Former ANC Western Cape leader Marius Fransman has not yet apologised to the South African Jewish Board of Deputies (SAJBD) for "offensive and inflammatory" public statements he made in 2013, the board said on Thursday.
Two weeks ago, the South African Human Rights Commission (SAHRC) directed Fransman to apologise to the SAJBD via a written acknowledgment.
He was given a month to apologise.
SAJBD spokesperson Charisse Zeifert told News24 that Fransman had not done so yet.
Zeifert said Fransman had - in 2013, while he was still deputy international relations minister - made a series of offensive statements about the South African Jewish community.
She said the statements included alleging that Jewish businessmen were unfairly benefitting at the expense of the black population in general, and the Cape Town Muslim community in particular.
He also accused the elected Jewish leadership of being disloyal to SA and of trying to undermine economic transformation, according to Zeifert.

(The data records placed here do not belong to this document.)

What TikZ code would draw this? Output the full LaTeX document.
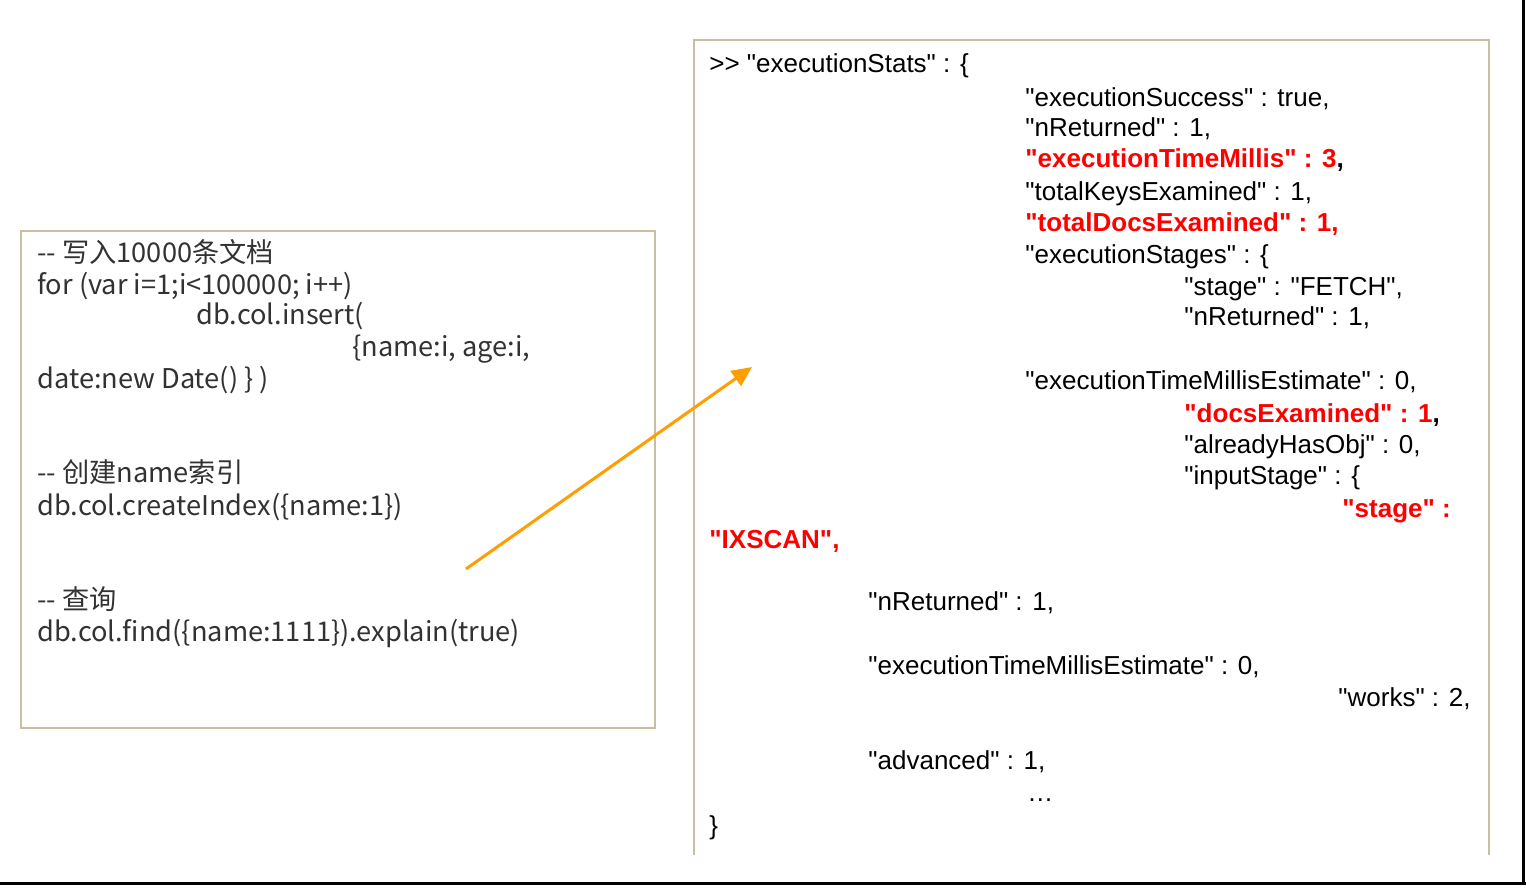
\documentclass[tikz,border=0pt]{standalone}
\usepackage{fontspec}
\newfontfamily\statfont{Liberation Sans}
\newfontfamily\cjkfont{Noto Sans CJK SC}
\usepackage{tikz}
\usetikzlibrary{arrows.meta}
\usetikzlibrary{positioning}
\definecolor{boxline}{RGB}{200,190,160}
\definecolor{codegray}{RGB}{50,50,50}
\definecolor{arroworange}{RGB}{255,158,0}
\definecolor{keyred}{RGB}{255,0,0}
\tikzset{
    codeline/.style={anchor=base west, inner sep=0pt, text=codegray, font=\cjkfont\fontsize{13.6}{15}\selectfont},
    statline/.style={anchor=base west, inner sep=0pt, font=\statfont\fontsize{13}{15}\selectfont},
    statred/.style={anchor=base west, inner sep=0pt, text=keyred, font=\statfont\bfseries\fontsize{13}{15}\selectfont}
}

\begin{document}
\begin{tikzpicture}[x=0.5pt, y=-0.5pt]
    \useasboundingbox (0,0) rectangle (1526,889);
    % frame edges
    \draw[line width=1.5pt] (0,883) -- (1526,883);
    \draw[line width=1.5pt] (1523,0) -- (1523,883);
    % left box: shell commands
    \draw[boxline, line width=1pt] (21,231) rectangle (655,728);
    \node[codeline] (cmtinsert) at (37,262) {-- 写入10000条文档};
    \node[codeline] (forloop) at (37,294) {for (var i=1;i<100000; i++)};
    \node[codeline] (insert) at (196,324) {db.col.insert(};
    \node[codeline] (doc) at (352,356) {\{name:i, age:i,};
    \node[codeline] (date) at (37,388) {date:new Date() \} )};
    \node[codeline] (cmtindex) at (37,482) {-- 创建name索引};
    \node[codeline] (createidx) at (37,515) {db.col.createIndex(\{name:1\})};
    \node[codeline] (cmtquery) at (37,609) {-- 查询};
    \node[codeline] (explain) at (37,641) {db.col.find(\{name:1111\}).explain(true)};
    % right box: explain output, open at the bottom
    \draw[boxline, line width=1pt] (694,855) -- (694,40) -- (1489,40) -- (1489,855);
    \node[statline] (stats) at (709,72) {>> "executionStats" : \{};
    \node[statline] (success) at (1025,106) {"executionSuccess" : true,};
    \node[statline] (nret) at (1025,136) {"nReturned" : 1,};
    \node[statred] (millis) at (1025,167) {"executionTimeMillis" : 3\textcolor{black}{,}};
    \node[statline] (keys) at (1025,200) {"totalKeysExamined" : 1,};
    \node[statred] (docs) at (1025,231) {"totalDocsExamined" : 1,};
    \node[statline] (stages) at (1025,263) {"executionStages" : \{};
    \node[statline] (fetch) at (1184,295) {"stage" : "FETCH",};
    \node[statline] (fetchret) at (1184,325) {"nReturned" : 1,};
    \node[statline] (fetchest) at (1025,389) {"executionTimeMillisEstimate" : 0,};
    \node[statred] (docsexam) at (1184,422) {"docsExamined" : 1\textcolor{black}{,}};
    \node[statline] (hasobj) at (1184,453) {"alreadyHasObj" : 0,};
    \node[statline] (input) at (1184,484) {"inputStage" : \{};
    \node[statred] (ixstage) at (1342,517) {"stage" :};
    \node[statred] (ixscan) at (709,548) {"IXSCAN",};
    \node[statline] (ixret) at (868,610) {"nReturned" : 1,};
    \node[statline] (ixest) at (868,674) {"executionTimeMillisEstimate" : 0,};
    \node[statline] (works) at (1338,706) {"works" : 2,};
    \node[statline] (adv) at (868,769) {"advanced" : 1,};
    \node[statline] (more) at (1027,801) {\dots};
    \node[statline] (close) at (709,834) {\}};
    % arrow from the query to its output
    \coordinate (arrowtail) at (466,569);
    \coordinate (arrowtip) at (752,367);
    \draw[arroworange, line width=1.5pt, -{Triangle[length=10pt, width=9pt]}] (arrowtail) -- (arrowtip);
\end{tikzpicture}
\end{document}
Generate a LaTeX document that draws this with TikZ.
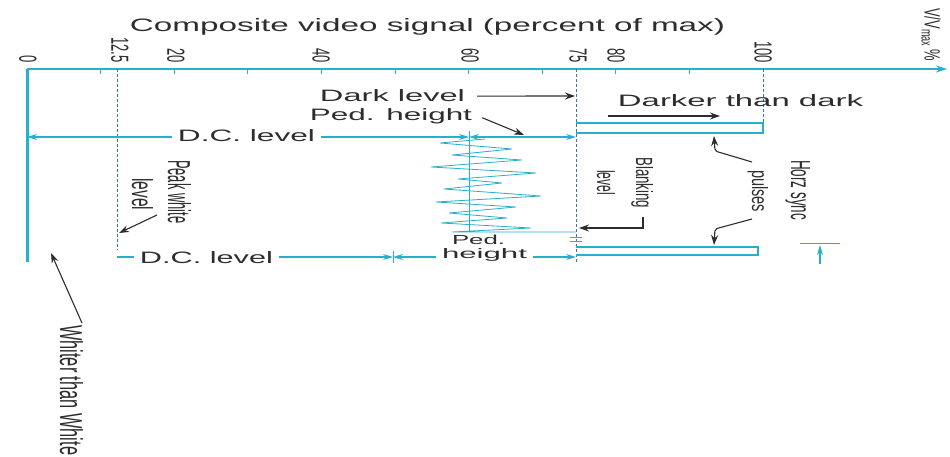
\documentclass[tikz,border=0pt]{standalone}
\usepackage{fontspec}
\setmainfont{Liberation Sans}
\usetikzlibrary{arrows.meta}
\definecolor{sig}{RGB}{38,176,204}
\definecolor{sigd}{RGB}{60,120,150}
\definecolor{ink}{RGB}{45,45,45}
\newcommand{\hw}[2]{\resizebox{#1pt}{\height}{#2}}
\newcommand{\vw}[3]{\resizebox{#1pt}{#2pt}{#3}}
\begin{document}
\begin{tikzpicture}[x=1pt,y=-1pt,
  sigline/.style={draw=sig, line width=1.2pt},
  dashl/.style={draw=sigd, line width=0.9pt, dash pattern=on 3pt off 2pt},
  cytip/.tip={Stealth[length=10pt,width=6pt]},
  cyarrow/.style={draw=sig, line width=1.2pt, -cytip},
  cyboth/.style={draw=sig, line width=1.2pt, cytip-cytip},
  blarrow/.style={draw=ink, line width=1.1pt, -{Stealth[length=10pt,width=7pt]}, rounded corners=2pt},
  htxt/.style={inner sep=0pt, anchor=base, text=ink, font=\fontsize{16.5}{18}\selectfont},
  gap/.style={fill=white, inner xsep=6pt, inner ysep=1pt},
  vtxt/.style={inner sep=0pt, rotate=-90, anchor=base west, text=ink, font=\fontsize{13}{15}\selectfont},
  tlab/.style={inner sep=0pt, rotate=-90, anchor=east, text=ink, font=\fontsize{13}{15}\selectfont},
]
\useasboundingbox (0,0) rectangle (950,457);
\fill[white] (0,0) rectangle (950,457);

% ---- axis
\coordinate (ax0) at (27,69);
\coordinate (axE) at (947,69);
\draw[sig, line width=1.4pt, -{Stealth[length=11pt,width=7pt]}] (ax0) -- (axE);
\foreach \p in {10,20,...,90} \draw[sig, line width=0.9pt] ({27+7.36*\p},69) -- ++(0,5);

% ---- tick labels
\node[tlab] (t0) at (28,63) {\scalebox{1}[1.9]{0}};
\node[tlab] (t1) at (120,63) {\scalebox{1}[1.9]{12.5}};
\node[tlab] (t2) at (176,63) {\scalebox{1}[1.9]{20}};
\node[tlab] (t3) at (321,63) {\scalebox{1}[1.9]{40}};
\node[tlab] (t4) at (470,63) {\scalebox{1}[1.9]{60}};
\node[tlab] (t5) at (578,63) {\scalebox{1}[1.9]{75}};
\node[tlab] (t6) at (616,63) {\scalebox{1}[1.9]{80}};
\node[tlab] (t7) at (763,63) {\scalebox{1}[1.9]{100}};
\node[inner sep=0pt, rotate=-90, anchor=west, text=ink, font=\fontsize{13}{15}\selectfont] (vv) at (931,8) {\scalebox{1}[1.7]{V/V\textsubscript{max}\,\%}};

% ---- title
\node[htxt, font=\fontsize{18}{20}\selectfont] (title) at (427.5,32) {\hw{595}{Composite video signal (percent of max)}};

% ---- level lines
\coordinate (z0) at (27,69);  \coordinate (z1) at (27,262);
\draw[sig, line width=3pt] (z0) -- (z1);
\coordinate (pw0) at (117,69); \coordinate (pw1) at (117,250);
\draw[dashl] (pw0) -- (pw1);
\coordinate (bk0) at (576,69); \coordinate (bk1) at (576,262);
\draw[dashl] (bk0) -- (bk1);
\coordinate (sy0) at (763,69); \coordinate (sy1) at (763,128);
\draw[dashl] (sy0) -- (sy1);
\coordinate (m0) at (469,131); \coordinate (m1) at (469,232);
\draw[sig, line width=0.9pt] (m0) -- (m1);

% ---- sync pulses
\draw[sigline] (576,123) -- (763,123) -- (763,133) -- (576,133);
\draw[sigline] (576,247) -- (758,247) -- (758,255) -- (576,255);

% ---- video noise
\draw[sig, line width=0.8pt] (485,139) -- (440,143) -- (512,149) -- (452,155) -- (522,160) -- (431,167)
  -- (536,173) -- (458,179) -- (502,183) -- (444,189) -- (541,196) -- (436,202) -- (516,207)
  -- (449,213) -- (507,218) -- (441,223) -- (531,228) -- (452,232) -- (576,232);
\draw[sig, line width=0.8pt] (570,237) -- (582,237) (570,241) -- (582,241);

% ---- top row: D.C. level / Ped. height
\coordinate (r1a) at (27,137); \coordinate (r1b) at (469,137); \coordinate (r1c) at (576,137);
\draw[cyboth] (r1a) -- (r1b);
\draw[cyboth] (r1b) -- (r1c);
\node[htxt, gap] (dc1) at (246.5,142) {\hw{137}{D.C. level}};

% ---- lower row
\coordinate (r2a) at (117,257); \coordinate (r2b) at (393,257); \coordinate (r2c) at (576,257);
\draw[cyarrow] (r2a) -- (r2b);
\draw[cyboth] (r2b) -- (r2c);
\draw[sig, line width=0.9pt] (393,251) -- (393,263);
\node[htxt, gap] (dc2) at (206.5,263) {\hw{133}{D.C. level}};
\node[htxt, fill=white, inner xsep=6pt, inner ysep=0pt] (ph2) at (484.5,258.5) {\vw{85}{10}{height}};
\node[htxt] (ph1) at (478.5,244) {\vw{53}{9.5}{Ped.}};

% ---- other labels
\node[htxt] (dark) at (392.5,102) {\hw{145}{Dark level}};
\coordinate (darkT) at (575,96);
\draw[blarrow] ([xshift=12pt]dark.east) -- (darkT);

\node[htxt] (dtd) at (740.5,107) {\hw{245}{Darker than dark}};
\coordinate (dd1) at (608,116); \coordinate (dd2) at (720,116);
\draw[blarrow] (dd1) -- (dd2);

\node[htxt] (ph) at (391,121) {\hw{162}{Ped. height}};
\coordinate (phT) at (524,135);
\draw[blarrow] ([xshift=10pt,yshift=-1pt]ph.east) -- (phT);

\node[vtxt] (pwa) at (168,160) {\vw{63}{23}{Peak white}};
\node[vtxt] (pwb) at (132,178) {\vw{32}{21}{level}};
\coordinate (pwS) at (157,215); \coordinate (pwT) at (119,233);
\draw[blarrow] (pwS) -- (pwT);

\node[vtxt] (bla) at (636,157) {\vw{51}{17}{Blanking}};
\node[vtxt] (blb) at (597,170) {\vw{25}{18}{level}};
\coordinate (blS) at (643,217); \coordinate (blC) at (643,228); \coordinate (blT) at (579,228);
\draw[blarrow, rounded corners=0pt] (blS) -- (blC) -- (blT);

\node[vtxt] (hsa) at (791,160) {\vw{60}{19}{Horz sync}};
\node[vtxt] (hsb) at (752,170) {\vw{42}{16}{pulses}};
\coordinate (hu0) at (752,162); \coordinate (hu1) at (715,151); \coordinate (hu2) at (714,136);
\draw[blarrow] (hu0) -- (hu1) -- (hu2);
\coordinate (hl0) at (752,219); \coordinate (hl1) at (715,229); \coordinate (hl2) at (714,245);
\draw[blarrow] (hl0) -- (hl1) -- (hl2);

\node[vtxt] (wtw) at (60,325) {\vw{130}{23}{Whiter than White}};
\coordinate (wS) at (82,323); \coordinate (wT) at (51,253);
\draw[blarrow] (wS) -- (wT);

% ---- small sync marker
\coordinate (sm0) at (800,243); \coordinate (sm1) at (840,243);
\draw[sig, line width=1pt] (sm0) -- (sm1);
\coordinate (sa0) at (820,264); \coordinate (sa1) at (820,245);
\draw[cyarrow] (sa0) -- (sa1);
\end{tikzpicture}
\end{document}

"In view of the fact that Fransman was a public figure holding high political office, the SA Jewish Board of Deputies decided to lay a complaint of hate speech against him with the SA Human Rights Commission," she said.
The SAHRC found Fransman's comments did not go so far as to constitute hate speech.
However, they were hurtful to and impugned the dignity of members of the Jewish community, according to Zeifert.
"Accordingly, the SAHRC has directed Fransman to apologise. The Commission further described Fransman's comments as 'insensitive, disrespectful and not designed to bring about the unity that he professed to be important to advance'."
Zeifert said the SAJBD was encouraged by the SAHRC's recommendation that Fransman has "a responsibility to conduct himself in a manner which is consistent with Constitutional values".
Fransman told News24 on Friday that he has not yet responded to the SAHRC's recommendation.
He will respond within the next two weeks, before the deadline.